Date of Submission
Spring 5-7-2021
Degree Type
Thesis
Degree Name
Master of Science in Computer Science (MSCS)
Department
Computer Science
Committee Chair/First Advisor
Dr. Jing (Selena) He and Dr. Meng Han
Track
Others
Machine Learning
Chair
Dr. Jing (Selena) He
Committee Member
Dr. Meng Han
Committee Member
Dr. Yan Huang
Abstract
Natural Language Processing (NLP) is one of the most attractive technologies in many applications in real-life. Sentiment analysis, which has devoted to know others' think or feel about an experience or an item and hence take an action, is one of the most developed area in both academia and industry. Among sentiment analysis, fine-grained aspect sentiment analysis attempts to analyze emotional attitude categorized into different aspects or features of an(a) experience/service/product.
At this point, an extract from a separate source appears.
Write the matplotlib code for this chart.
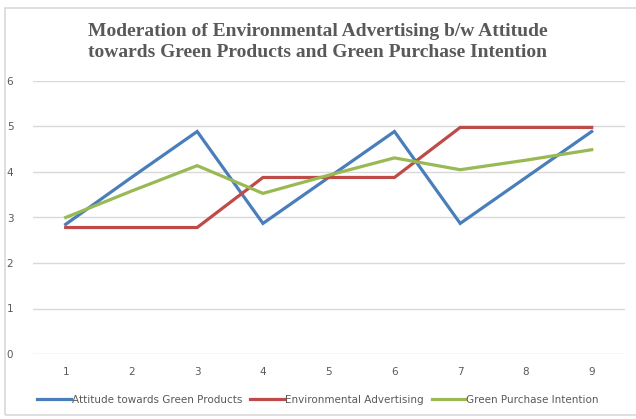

Although aspect level sentiment analysis could provide more useful information, the proposed models' performance were relative poor compared with document-level or sentence-level sentiment analysis due to the lack of well-labeled aspect-level dataset. This thesis propose a semi-supervised approach using pre-trained BERT model to conduct the fine-grained aspect sentiment analysis, and tests it on the benchmark dataset SemEval2014. Our proposed Sentiment Mask Enhanced BERT pre-training and Multi-Token classification (SME-BERT-MT) model consists of two parts, a masked sentiment pre-trained model and a multi-label classification main model. In the first step, We first leverage the sentiment dictionary SentiWordNet to identify the sentiment words in the reviews of the dataset and mask them, then use the masked sentiment pre-trained model to predict the masked words. In the second step, we use the multi-label classification main model to detect aspect topics and aspect-level sentiment. This multi-label classification main model incorporates our pre-trained model and fine-tuned with addition of classification layers. The testing result on SME-BERT-MT shows an accuracy of 96.6 and 87.6 for aspect detection and aspect-level sentiment classification sub-tasks, respectively, on SemEval2014 dataset. Our model outperforms the baseline BERT model by 28.1% and 7.4%, and the accuracy is also more than 2.9% and 1.9% higher than previous works for the aspect detection and sentiment classification, respectively.